Oggi, 23 settembre 2016, la faccia pulita, il sorriso, la sua Olivetti e la celeberrima Mehari, corrono sul muro di cinta lungo quasi quaranta metri che si trova davanti alla sua abitazione in via Romaniello. In un murale realizzato dagli Orticanoodles, a pochi passi dal luogo dell’agguato che gli tolse la vita. L’opera, promossa da Paolo Siani, fratello di Giancarlo, e da “Inward: osservatorio sulla creatività urbana”, è stata inaugurata stamani.
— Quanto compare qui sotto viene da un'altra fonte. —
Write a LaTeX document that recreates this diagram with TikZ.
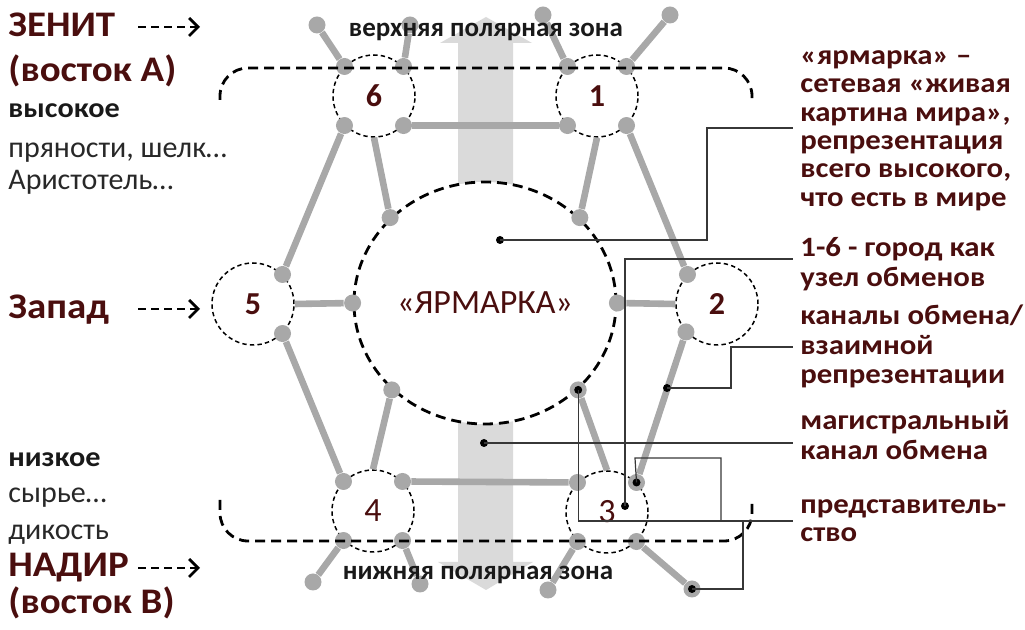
\documentclass[tikz,border=0pt]{standalone}
\usepackage{fontspec}
\setmainfont{Carlito}
\newfontfamily\widefont[FakeStretch=1.08]{Carlito}
\newfontfamily\rightfont[FakeStretch=1.1]{Carlito}
\usetikzlibrary{arrows.meta,shapes.geometric}
\definecolor{maroon}{RGB}{74,14,14}
\definecolor{netgray}{RGB}{168,168,168}
\definecolor{shaftgray}{RGB}{218,218,218}
\definecolor{leadgray}{RGB}{55,55,55}
\definecolor{softblack}{RGB}{25,25,25}
\definecolor{textgray}{RGB}{40,40,40}
\begin{document}
\begin{tikzpicture}[x=0.5pt,y=-0.5pt,
  city/.style={circle,draw=black,line width=0.75pt,dash pattern=on 2.2pt off 1.6pt,
    minimum size=41pt,inner sep=0pt,font=\fontsize{16}{16}\selectfont\bfseries,text=maroon},
  cityr/.style={city,font=\fontsize{17}{17}\selectfont},
  fairnode/.style={ellipse,draw=black,fill=white,line width=1.4pt,dash pattern=on 5pt off 3pt,
    minimum width=131pt,minimum height=121pt,inner sep=0pt,
    font=\fontsize{17}{17}\selectfont,text=maroon},
  gdot/.style={circle,fill=netgray,inner sep=0pt,minimum size=8.5pt},
  bdot/.style={circle,fill=black,inner sep=0pt,minimum size=4pt},
  gline/.style={draw=netgray,line width=3.3pt},
  zone/.style={draw=black,line width=1.4pt,dash pattern=on 5pt off 3pt,rounded corners=14pt},
  leader/.style={draw=leadgray,line width=0.6pt},
  tarrow/.style={draw=black,line width=1.4pt,dash pattern=on 4pt off 2.5pt,
    -{Straight Barb[length=4.5pt,width=9pt,line width=1.4pt]}},
  ltitle/.style={anchor=base west,inner sep=0pt,text=maroon,font=\fontsize{18}{20}\widefont\bfseries},
  lbold/.style={anchor=base west,inner sep=0pt,text=softblack,font=\fontsize{14}{16}\widefont\bfseries},
  lreg/.style={anchor=base west,inner sep=0pt,text=textgray,font=\fontsize{15}{17}\selectfont},
  rt/.style={anchor=base west,inner sep=0pt,text=maroon,font=\fontsize{14}{16}\rightfont\bfseries},
  polar/.style={anchor=base,inner sep=0pt,text=softblack,font=\fontsize{13.5}{16}\selectfont\bfseries}
]
\useasboundingbox (0,0) rectangle (1025,630);

% vertical double arrow (background)
\fill[shaftgray] (486,17) -- (532,43) -- (513,43) -- (513,562) -- (533,562) -- (486,590)
  -- (438,562) -- (458,562) -- (458,43) -- (440,43) -- cycle;

% central fair
\node[fairnode] (fair) at (485,303) {«ЯРМАРКА»};

% cities
\node[city] (c6) at (374,96) {6};
\node[city] (c1) at (597,96) {1};
\node[city] (c5) at (253,304) {5};
\node[city] (c2) at (717,304) {2};
\node[cityr] (c4) at (373,511) {4};
\node[cityr] (c3) at (607,512) {3};

% gray junction dots
\node[gdot] (d6a) at (c6.135) {};
\node[gdot] (d6b) at (c6.45) {};
\node[gdot] (d6c) at (c6.225) {};
\node[gdot] (d6d) at (c6.315) {};
\node[gdot] (d1a) at (c1.135) {};
\node[gdot] (d1b) at (c1.45) {};
\node[gdot] (d1c) at (c1.225) {};
\node[gdot] (d1d) at (c1.315) {};
\node[gdot] (d5a) at (c5.45) {};
\node[gdot] (d5b) at (c5.-45) {};
\node[gdot] (d2a) at (c2.135) {};
\node[gdot] (d2b) at (c2.222) {};
\node[gdot] (d4a) at (c4.135) {};
\node[gdot] (d4b) at (c4.45) {};
\node[gdot] (d4c) at (c4.225) {};
\node[gdot] (d4d) at (c4.315) {};
\node[gdot] (d3a) at (c3.135) {};
\node[gdot] (d3b) at (c3.45) {};
\node[gdot] (d3c) at (c3.225) {};
\node[gdot] (d3d) at (c3.315) {};
\node[gdot] (fw) at (fair.west) {};
\node[gdot] (fe) at (fair.east) {};
\node[gdot] (fnw) at (fair.138) {};
\node[gdot] (fne) at (fair.42) {};
\node[gdot] (fsw) at (fair.223) {};
\node[gdot] (fse) at (fair.317) {};
% outer dots
\node[gdot] (o6a) at (317,25) {};
\node[gdot] (o6b) at (410,25) {};
\node[gdot] (o1a) at (543,15) {};
\node[gdot] (o1b) at (670,15) {};
\node[gdot] (o4a) at (313,582) {};
\node[gdot] (o4b) at (420,584) {};
\node[gdot] (o3a) at (548,590) {};
\node[gdot] (o3b) at (692,589) {};

% gray channels
\draw[gline] (d6d) -- (d1c);
\draw[gline] (d4b) -- (d3a);
\draw[gline] (d6c) -- (d5a);
\draw[gline] (d5b) -- (d4a);
\draw[gline] (d1d) -- (d2a);
\draw[gline] (d2b) -- (d3b);
\draw[gline] (c6.south) -- (fnw);
\draw[gline] (c1.south) -- (fne);
\draw[gline] (c4.north) -- (fsw);
\draw[gline] (c3.north) -- (fse);
\draw[gline] (c5.east) -- (fw);
\draw[gline] (fe) -- (c2.west);
\draw[gline] (d6a) -- (o6a);
\draw[gline] (d6b) -- (o6b);
\draw[gline] (d1a) -- (o1a);
\draw[gline] (d1b) -- (o1b);
\draw[gline] (d4c) -- (o4a);
\draw[gline] (d4d) -- (o4b);
\draw[gline] (d3c) -- (o3a);
\draw[gline] (d3d) -- (o3b);

% polar zone boundaries
\draw[zone] (220,100) -- (220,68) -- (752,68) -- (752,100);
\draw[zone] (220,500) -- (220,541) -- (752,541) -- (752,500);

% leader lines
\node[bdot] (b1) at (500,240) {};
\node[bdot] (b2) at (625,506) {};
\node[bdot] (b3) at (667,388) {};
\node[bdot] (b4) at (484,443) {};
\node[bdot] (b5) at (fse) {};
\node[bdot] (b6) at (d3b) {};
\node[bdot] (b7) at (o3b) {};
\coordinate (e1) at (793,128);
\coordinate (e2) at (793,259);
\coordinate (e3) at (793,347);
\coordinate (e4) at (793,443);
\coordinate (e5) at (793,521);
\draw[leader] (b1.center) -- (707,240) |- (e1);
\draw[leader] (b2.center) |- (e2);
\draw[leader] (b3.center) -- (731,388) |- (e3);
\draw[leader] (b4.center) -- (e4);
\draw[leader] (b5.center) |- (e5);
\draw[leader] (b6.center) -- (635,458) -- (721,458) -- (721,521);
\draw[leader] (b7.center) -- (743,589) -- (743,521);

% left labels
\node[ltitle] (zenit) at (8,37) {ЗЕНИТ};
\node[ltitle] (vosta) at (8,82) {(восток А)};
\node[lbold] (high) at (8,118) {высокое};
\node[lreg] (spice) at (8,158) {пряности, шелк…};
\node[lreg] (arist) at (8,190) {Аристотель…};
\node[ltitle] (west) at (8,319) {Запад};
\node[lbold] (low) at (8,467) {низкое};
\node[lreg] (raw) at (8,503) {сырье…};
\node[lreg] (wild) at (8,540) {дикость};
\node[ltitle] (nadir) at (8,577) {НАДИР};
\node[ltitle] (vostb) at (8,614) {(восток В)};
\coordinate (a1s) at (138,27);
\coordinate (a1e) at (200,27);
\coordinate (a2s) at (138,309);
\coordinate (a2e) at (200,309);
\coordinate (a3s) at (138,568);
\coordinate (a3e) at (200,568);
\draw[tarrow] (a1s) -- (a1e);
\draw[tarrow] (a2s) -- (a2e);
\draw[tarrow] (a3s) -- (a3e);

% polar zone labels
\node[polar] (upz) at (486,37) {верхняя полярная зона};
\node[polar] (lowz) at (478,580) {нижняя полярная зона};

% right labels
\node[rt] (ra1) at (800,65) {«ярмарка» –};
\node[rt] (ra2) at (800,93) {сетевая «живая};
\node[rt] (ra3) at (800,122) {картина мира»,};
\node[rt] (ra4) at (800,150) {репрезентация};
\node[rt] (ra5) at (800,178) {всего высокого,};
\node[rt] (ra6) at (800,207) {что есть в мире};
\node[rt] (rb1) at (800,257) {1-6 - город как};
\node[rt] (rb2) at (800,287) {узел обменов};
\node[rt] (rc1) at (800,325) {каналы обмена/};
\node[rt] (rc2) at (800,355) {взаимной};
\node[rt] (rc3) at (800,384) {репрезентации};
\node[rt] (rd1) at (800,430) {магистральный};
\node[rt] (rd2) at (800,460) {канал обмена};
\node[rt] (re1) at (800,514) {представитель-};
\node[rt] (re2) at (800,542) {ство};
\end{tikzpicture}
\end{document}
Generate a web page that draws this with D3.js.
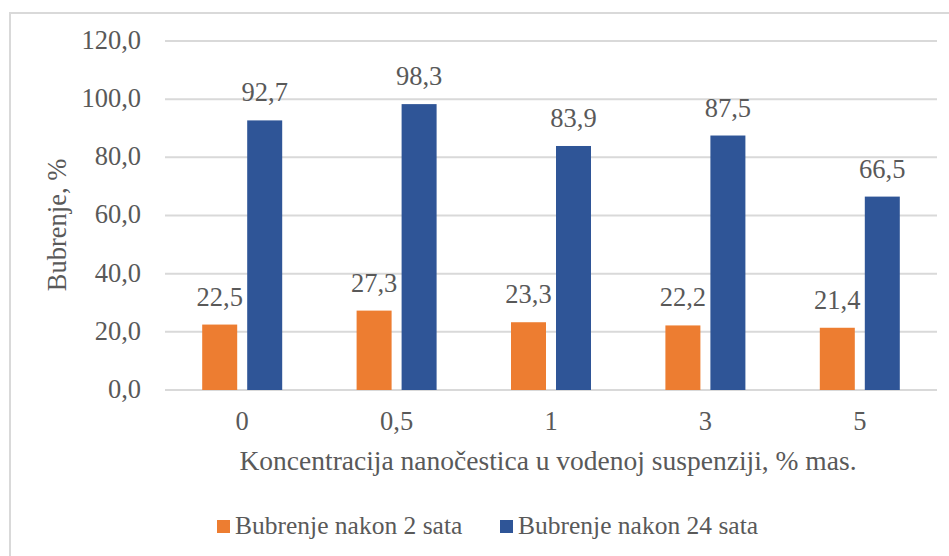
<!DOCTYPE html>
<meta charset="utf-8">
<style>
  body { margin: 0; background: #fff; }
  svg text { font-family: 'Liberation Serif', 'Times New Roman', serif; fill: #595959; }
  .grid line { stroke: #d9d9d9; stroke-width: 2; }
</style>
<body>
<script src="https://d3js.org/d3.v7.min.js"></script>
<script>
// data
var categories = ["0", "0,5", "1", "3", "5"];
var after2h = [22.5, 27.3, 23.3, 22.2, 21.4];
var after24h = [92.7, 98.3, 83.9, 87.5, 66.5];
var seriesNames = ["Bubrenje nakon 2 sata", "Bubrenje nakon 24 sata"];
var yTicks = [0, 20, 40, 60, 80, 100, 120];

var colors = ["#ED7D31", "#2F5597"];
var fmt = function(v) { return v.toFixed(1).replace(".", ","); };

var width = 949, height = 556;
var margin = {top: 41, right: 12, bottom: 166, left: 165};

var svg = d3.select("body").append("svg")
    .attr("width", width)
    .attr("height", height);

// chart border
svg.append("rect")
    .attr("x", 10).attr("y", 13)
    .attr("width", 960).attr("height", 560)
    .attr("fill", "none")
    .attr("stroke", "#d9d9d9")
    .attr("stroke-width", 2);

var x = d3.scaleBand()
    .domain(categories)
    .range([margin.left, width - margin.right]);

var y = d3.scaleLinear()
    .domain([0, 120])
    .range([height - margin.bottom, margin.top]);

// gridlines
svg.append("g")
    .attr("class", "grid")
  .selectAll("line")
  .data(yTicks)
  .enter().append("line")
    .attr("x1", x.range()[0])
    .attr("x2", x.range()[1])
    .attr("y1", function(d) { return y(d); })
    .attr("y2", function(d) { return y(d); });

// y tick labels
svg.append("g")
  .selectAll("text")
  .data(yTicks)
  .enter().append("text")
    .attr("x", 141)
    .attr("y", function(d) { return y(d); })
    .attr("dy", "0.3em")
    .attr("text-anchor", "end")
    .attr("font-size", 26.5)
    .text(fmt);

// bars
var barW = 35, gap = 10;
var series = [after2h, after24h];
series.forEach(function(vals, s) {
  var off = s === 0 ? -gap / 2 - barW : gap / 2;
  var g = svg.append("g");
  g.selectAll("rect")
    .data(vals)
    .enter().append("rect")
      .attr("x", function(d, i) { return x(categories[i]) + x.bandwidth() / 2 + off; })
      .attr("y", function(d) { return y(d); })
      .attr("width", barW)
      .attr("height", function(d) { return y(0) - y(d); })
      .attr("fill", colors[s]);
  g.selectAll("text")
    .data(vals)
    .enter().append("text")
      .attr("x", function(d, i) { return x(categories[i]) + x.bandwidth() / 2 + off + barW / 2; })
      .attr("y", function(d) { return y(d) - 19; })
      .attr("text-anchor", "middle")
      .attr("font-size", 26.5)
      .text(fmt);
});

// x tick labels
svg.append("g")
  .selectAll("text")
  .data(categories)
  .enter().append("text")
    .attr("x", function(d) { return x(d) + x.bandwidth() / 2; })
    .attr("y", 430)
    .attr("text-anchor", "middle")
    .attr("font-size", 26.5)
    .text(function(d) { return d; });

// axis titles
svg.append("text")
    .attr("x", 548)
    .attr("y", 470)
    .attr("text-anchor", "middle")
    .attr("font-size", 27.5)
    .text("Koncentracija nanočestica u vodenoj suspenziji, % mas.");

svg.append("text")
    .attr("transform", "translate(66,225) rotate(-90)")
    .attr("text-anchor", "middle")
    .attr("font-size", 26.5)
    .text("Bubrenje, %");

// legend
var legendX = [217, 500];
seriesNames.forEach(function(name, i) {
  svg.append("rect")
      .attr("x", legendX[i]).attr("y", 520)
      .attr("width", 13).attr("height", 13)
      .attr("fill", colors[i]);
  svg.append("text")
      .attr("x", legendX[i] + 18)
      .attr("y", 534)
      .attr("font-size", 25.5)
      .text(name);
});
</script>
</body>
Comincerà così la giornata per ricordare il cronista ucciso quando aveva 26 anni, organizzata dalla Fondazione Polis, dall’Ordine dei giornalisti della Campania e da Libera. “Un murale impressionante, bellissimo. È come se mio fratello tornasse a rivivere dove è stato per 26 anni. Questo muro che sa e ha visto tutto, non raccontava niente fino a qualche giorno fa. Ora prende vita e restituisce a Giancarlo quello che gli è stato tolto”, dirà a caldo un emozionatissimo Paolo Siani davanti ai 26 frame che scorrono sul muro, regnati dal verde speranza della Mehari e dalle parole della carta stampata che gli hanno tolto e “restituito” la vita.